Data:
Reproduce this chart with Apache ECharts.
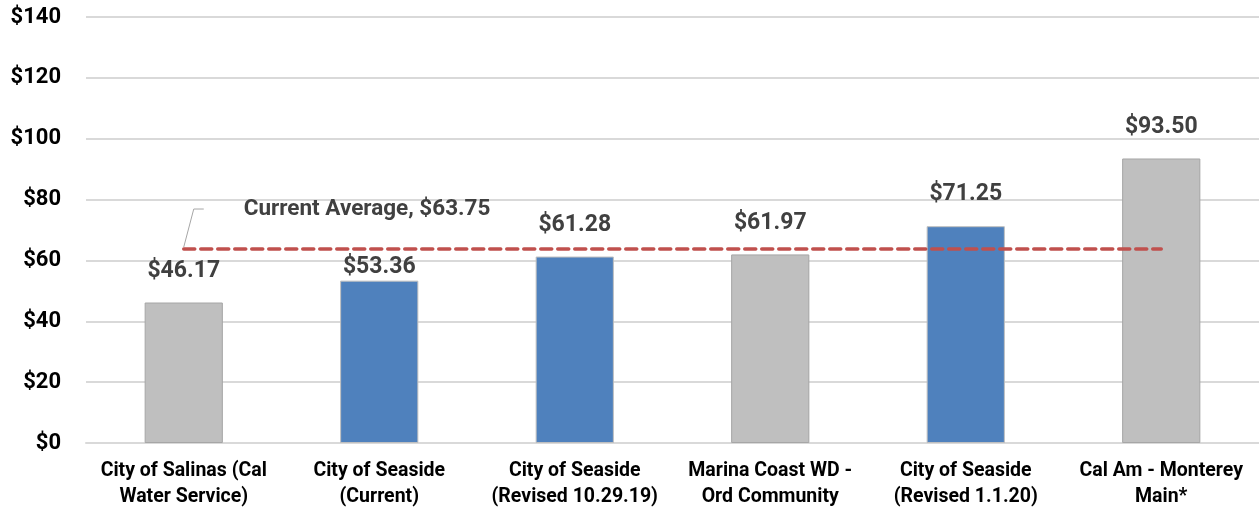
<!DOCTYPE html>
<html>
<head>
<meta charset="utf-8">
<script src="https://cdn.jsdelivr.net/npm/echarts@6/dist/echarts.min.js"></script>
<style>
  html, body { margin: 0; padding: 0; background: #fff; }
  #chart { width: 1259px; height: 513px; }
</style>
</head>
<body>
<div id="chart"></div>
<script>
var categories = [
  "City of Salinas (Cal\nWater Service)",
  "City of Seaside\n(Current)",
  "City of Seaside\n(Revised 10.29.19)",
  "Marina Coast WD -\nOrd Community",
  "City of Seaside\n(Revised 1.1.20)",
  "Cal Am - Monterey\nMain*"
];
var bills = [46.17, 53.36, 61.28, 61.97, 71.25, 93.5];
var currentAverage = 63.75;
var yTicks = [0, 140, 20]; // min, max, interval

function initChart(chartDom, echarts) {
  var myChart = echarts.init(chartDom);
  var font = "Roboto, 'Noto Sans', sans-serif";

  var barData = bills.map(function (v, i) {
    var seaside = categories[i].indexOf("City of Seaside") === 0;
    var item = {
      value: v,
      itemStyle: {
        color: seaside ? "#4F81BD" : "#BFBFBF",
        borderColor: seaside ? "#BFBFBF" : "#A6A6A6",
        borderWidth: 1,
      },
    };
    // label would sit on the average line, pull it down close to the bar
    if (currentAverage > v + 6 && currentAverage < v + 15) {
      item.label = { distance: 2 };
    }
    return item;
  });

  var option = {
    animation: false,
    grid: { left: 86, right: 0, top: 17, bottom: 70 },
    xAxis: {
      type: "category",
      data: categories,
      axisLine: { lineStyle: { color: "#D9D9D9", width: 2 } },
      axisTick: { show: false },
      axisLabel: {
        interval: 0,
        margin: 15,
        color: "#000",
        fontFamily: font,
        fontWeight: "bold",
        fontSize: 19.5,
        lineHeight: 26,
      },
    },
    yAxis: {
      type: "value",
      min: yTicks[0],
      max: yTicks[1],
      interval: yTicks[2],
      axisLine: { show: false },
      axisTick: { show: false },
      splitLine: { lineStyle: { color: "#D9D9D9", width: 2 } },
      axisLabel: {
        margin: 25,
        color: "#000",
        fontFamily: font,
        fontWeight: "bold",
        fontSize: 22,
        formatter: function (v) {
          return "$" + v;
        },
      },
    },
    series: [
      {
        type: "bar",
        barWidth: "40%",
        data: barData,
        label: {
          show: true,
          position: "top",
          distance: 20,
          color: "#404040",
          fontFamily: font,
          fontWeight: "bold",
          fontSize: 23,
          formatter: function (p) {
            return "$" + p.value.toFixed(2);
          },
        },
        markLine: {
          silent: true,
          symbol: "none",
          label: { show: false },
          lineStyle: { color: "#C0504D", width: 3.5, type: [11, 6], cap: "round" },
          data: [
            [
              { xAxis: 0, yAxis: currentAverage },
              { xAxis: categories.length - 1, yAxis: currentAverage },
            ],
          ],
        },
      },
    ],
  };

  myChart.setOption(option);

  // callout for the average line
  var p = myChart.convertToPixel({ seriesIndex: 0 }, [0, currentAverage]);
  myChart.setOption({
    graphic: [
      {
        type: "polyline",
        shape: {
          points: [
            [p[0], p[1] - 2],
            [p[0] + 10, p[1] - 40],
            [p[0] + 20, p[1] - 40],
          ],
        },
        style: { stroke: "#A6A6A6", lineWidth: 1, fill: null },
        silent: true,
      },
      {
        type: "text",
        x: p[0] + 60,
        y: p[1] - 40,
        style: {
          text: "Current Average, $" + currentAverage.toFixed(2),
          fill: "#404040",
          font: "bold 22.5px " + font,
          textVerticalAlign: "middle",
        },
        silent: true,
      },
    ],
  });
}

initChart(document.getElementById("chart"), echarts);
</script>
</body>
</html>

Your objective:
In your copy of the listing above, reproduce each line exactly and omit all pictures.

Solved problem:
Reproduce this chart with Apache ECharts.
<!DOCTYPE html>
<html>
<head>
<meta charset="utf-8">
<script src="https://cdn.jsdelivr.net/npm/echarts@6/dist/echarts.min.js"></script>
<style>
  html, body { margin: 0; padding: 0; background: #fff; }
  #chart { width: 1259px; height: 513px; }
</style>
</head>
<body>
<div id="chart"></div>
<script>
var categories = [
  "City of Salinas (Cal\nWater Service)",
  "City of Seaside\n(Current)",
  "City of Seaside\n(Revised 10.29.19)",
  "Marina Coast WD -\nOrd Community",
  "City of Seaside\n(Revised 1.1.20)",
  "Cal Am - Monterey\nMain*"
];
var bills = [46.17, 53.36, 61.28, 61.97, 71.25, 93.5];
var currentAverage = 63.75;
var yTicks = [0, 140, 20]; // min, max, interval

function initChart(chartDom, echarts) {
  var myChart = echarts.init(chartDom);
  var font = "Roboto, 'Noto Sans', sans-serif";

  var barData = bills.map(function (v, i) {
    var seaside = categories[i].indexOf("City of Seaside") === 0;
    var item = {
      value: v,
      itemStyle: {
        color: seaside ? "#4F81BD" : "#BFBFBF",
        borderColor: seaside ? "#BFBFBF" : "#A6A6A6",
        borderWidth: 1,
      },
    };
    // label would sit on the average line, pull it down close to the bar
    if (currentAverage > v + 6 && currentAverage < v + 15) {
      item.label = { distance: 2 };
    }
    return item;
  });

  var option = {
    animation: false,
    grid: { left: 86, right: 0, top: 17, bottom: 70 },
    xAxis: {
      type: "category",
      data: categories,
      axisLine: { lineStyle: { color: "#D9D9D9", width: 2 } },
      axisTick: { show: false },
      axisLabel: {
        interval: 0,
        margin: 15,
        color: "#000",
        fontFamily: font,
        fontWeight: "bold",
        fontSize: 19.5,
        lineHeight: 26,
      },
    },
    yAxis: {
      type: "value",
      min: yTicks[0],
      max: yTicks[1],
      interval: yTicks[2],
      axisLine: { show: false },
      axisTick: { show: false },
      splitLine: { lineStyle: { color: "#D9D9D9", width: 2 } },
      axisLabel: {
        margin: 25,
        color: "#000",
        fontFamily: font,
        fontWeight: "bold",
        fontSize: 22,
        formatter: function (v) {
          return "$" + v;
        },
      },
    },
    series: [
      {
        type: "bar",
        barWidth: "40%",
        data: barData,
        label: {
          show: true,
          position: "top",
          distance: 20,
          color: "#404040",
          fontFamily: font,
          fontWeight: "bold",
          fontSize: 23,
          formatter: function (p) {
            return "$" + p.value.toFixed(2);
          },
        },
        markLine: {
          silent: true,
          symbol: "none",
          label: { show: false },
          lineStyle: { color: "#C0504D", width: 3.5, type: [11, 6], cap: "round" },
          data: [
            [
              { xAxis: 0, yAxis: currentAverage },
              { xAxis: categories.length - 1, yAxis: currentAverage },
            ],
          ],
        },
      },
    ],
  };

  myChart.setOption(option);

  // callout for the average line
  var p = myChart.convertToPixel({ seriesIndex: 0 }, [0, currentAverage]);
  myChart.setOption({
    graphic: [
      {
        type: "polyline",
        shape: {
          points: [
            [p[0], p[1] - 2],
            [p[0] + 10, p[1] - 40],
            [p[0] + 20, p[1] - 40],
          ],
        },
        style: { stroke: "#A6A6A6", lineWidth: 1, fill: null },
        silent: true,
      },
      {
        type: "text",
        x: p[0] + 60,
        y: p[1] - 40,
        style: {
          text: "Current Average, $" + currentAverage.toFixed(2),
          fill: "#404040",
          font: "bold 22.5px " + font,
          textVerticalAlign: "middle",
        },
        silent: true,
      },
    ],
  });
}

initChart(document.getElementById("chart"), echarts);
</script>
</body>
</html>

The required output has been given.